## Exercise directions
Copy every entry exactly as given, minus the images.

Entries with chart source code:
-*-*-
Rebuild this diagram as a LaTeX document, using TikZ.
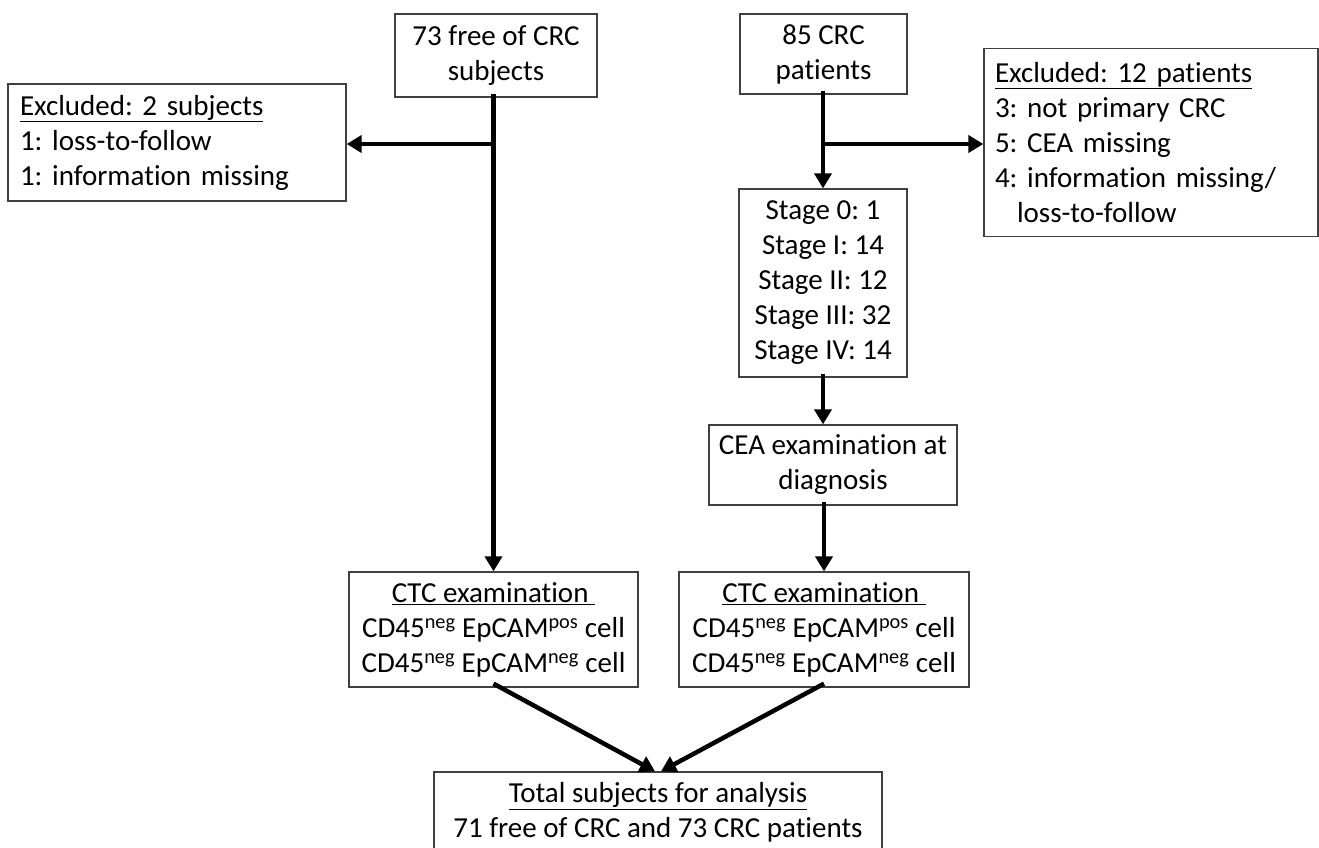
\documentclass[tikz,border=0pt]{standalone}
\usepackage{fontspec}
\setmainfont{Carlito}[Ligatures=NoCommon]
\usetikzlibrary{arrows.meta}
\frenchspacing
\begin{document}
\begin{tikzpicture}[x=1pt,y=-1pt,
  box/.style={draw=black!75,line width=1.3pt,inner sep=0pt,font=\fontsize{29}{35}\selectfont\frenchspacing},
  arr/.style={line width=4.5pt,-{Triangle[length=15pt,width=17pt]}}]
\useasboundingbox (0,0) rectangle (1319,847);
\node[box,minimum width=202pt,minimum height=83pt,align=center] (A) at (496,55.5) {73 free of CRC\\subjects};
\node[box,minimum width=338pt,minimum height=117pt,align=left,text width=314pt] (exL) at (177,142.5) {\underline{Excluded: 2 subjects}\\1: loss-to-follow\\1: information missing};
\node[box,minimum width=167pt,minimum height=80pt,align=center] (B) at (823.5,54) {85 CRC\\patients};
\node[box,minimum width=334pt,minimum height=188pt,align=left,text width=312pt] (exR) at (1151,142.5) {\underline{Excluded: 12 patients}\\3: not primary CRC\\5: CEA missing\\4: information missing/\\\hspace*{22pt}loss-to-follow};
\node[box,minimum width=168pt,minimum height=188pt,align=center] (stage) at (823,283) {Stage 0: 1\\Stage I: 14\\Stage II: 12\\Stage III: 32\\Stage IV: 14};
\node[box,minimum width=248pt,minimum height=80pt,align=center] (CEA) at (833,465) {CEA examination at\\diagnosis};
\node[box,minimum width=289pt,minimum height=115pt,align=center] (CTC1) at (493.5,629.5) {\underline{CTC examination\ }\\CD45\textsuperscript{neg} EpCAM\textsuperscript{pos} cell\\CD45\textsuperscript{neg} EpCAM\textsuperscript{neg} cell};
\node[box,minimum width=290pt,minimum height=115pt,align=center] (CTC2) at (824,629.5) {\underline{CTC examination\ }\\CD45\textsuperscript{neg} EpCAM\textsuperscript{pos} cell\\CD45\textsuperscript{neg} EpCAM\textsuperscript{neg} cell};
\node[box,minimum width=448pt,minimum height=81pt,align=center] (T) at (658,812.5) {\underline{Total subjects for analysis}\\71 free of CRC and 73 CRC patients};
\coordinate (j1) at (493,144);
\coordinate (j2) at (823,144);
\draw[arr] ([yshift=4pt]A.south -| CTC1.north) -- (CTC1.north);
\draw[arr] (j1) -- (j1 -| exL.east);
\draw[arr] ([yshift=4pt]B.south -| stage.north) -- (stage.north);
\draw[arr] (j2) -- (j2 -| exR.west);
\draw[arr] ([yshift=4pt]stage.south) -- (stage.south |- CEA.north);
\draw[arr] ([yshift=4pt]CEA.south -| CTC2.north) -- (CTC2.north);
\draw[arr] ([yshift=4pt]CTC1.south) -- ([xshift=-3pt]T.north);
\draw[arr] ([yshift=4pt]CTC2.south) -- ([xshift=3pt]T.north);
\end{tikzpicture}
\end{document}
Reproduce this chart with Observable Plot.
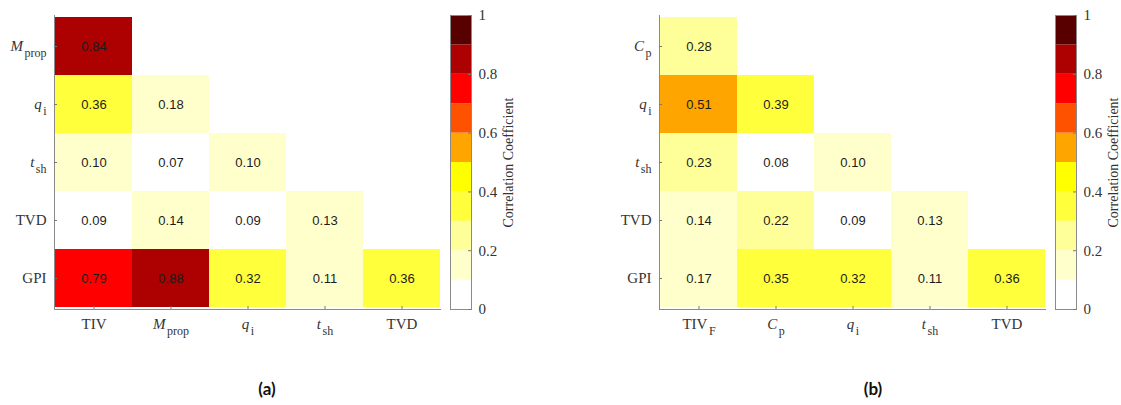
-*-*-
## Exercise result
Rebuild this diagram as a LaTeX document, using TikZ.
\documentclass[tikz,border=0pt]{standalone}
\usepackage{fontspec}
\setmainfont{Carlito}[Ligatures=NoCommon]
\usetikzlibrary{arrows.meta}
\frenchspacing
\begin{document}
\begin{tikzpicture}[x=1pt,y=-1pt,
  box/.style={draw=black!75,line width=1.3pt,inner sep=0pt,font=\fontsize{29}{35}\selectfont\frenchspacing},
  arr/.style={line width=4.5pt,-{Triangle[length=15pt,width=17pt]}}]
\useasboundingbox (0,0) rectangle (1319,847);
\node[box,minimum width=202pt,minimum height=83pt,align=center] (A) at (496,55.5) {73 free of CRC\\subjects};
\node[box,minimum width=338pt,minimum height=117pt,align=left,text width=314pt] (exL) at (177,142.5) {\underline{Excluded: 2 subjects}\\1: loss-to-follow\\1: information missing};
\node[box,minimum width=167pt,minimum height=80pt,align=center] (B) at (823.5,54) {85 CRC\\patients};
\node[box,minimum width=334pt,minimum height=188pt,align=left,text width=312pt] (exR) at (1151,142.5) {\underline{Excluded: 12 patients}\\3: not primary CRC\\5: CEA missing\\4: information missing/\\\hspace*{22pt}loss-to-follow};
\node[box,minimum width=168pt,minimum height=188pt,align=center] (stage) at (823,283) {Stage 0: 1\\Stage I: 14\\Stage II: 12\\Stage III: 32\\Stage IV: 14};
\node[box,minimum width=248pt,minimum height=80pt,align=center] (CEA) at (833,465) {CEA examination at\\diagnosis};
\node[box,minimum width=289pt,minimum height=115pt,align=center] (CTC1) at (493.5,629.5) {\underline{CTC examination\ }\\CD45\textsuperscript{neg} EpCAM\textsuperscript{pos} cell\\CD45\textsuperscript{neg} EpCAM\textsuperscript{neg} cell};
\node[box,minimum width=290pt,minimum height=115pt,align=center] (CTC2) at (824,629.5) {\underline{CTC examination\ }\\CD45\textsuperscript{neg} EpCAM\textsuperscript{pos} cell\\CD45\textsuperscript{neg} EpCAM\textsuperscript{neg} cell};
\node[box,minimum width=448pt,minimum height=81pt,align=center] (T) at (658,812.5) {\underline{Total subjects for analysis}\\71 free of CRC and 73 CRC patients};
\coordinate (j1) at (493,144);
\coordinate (j2) at (823,144);
\draw[arr] ([yshift=4pt]A.south -| CTC1.north) -- (CTC1.north);
\draw[arr] (j1) -- (j1 -| exL.east);
\draw[arr] ([yshift=4pt]B.south -| stage.north) -- (stage.north);
\draw[arr] (j2) -- (j2 -| exR.west);
\draw[arr] ([yshift=4pt]stage.south) -- (stage.south |- CEA.north);
\draw[arr] ([yshift=4pt]CEA.south -| CTC2.north) -- (CTC2.north);
\draw[arr] ([yshift=4pt]CTC1.south) -- ([xshift=-3pt]T.north);
\draw[arr] ([yshift=4pt]CTC2.south) -- ([xshift=3pt]T.north);
\end{tikzpicture}
\end{document}
Reproduce this chart with Observable Plot.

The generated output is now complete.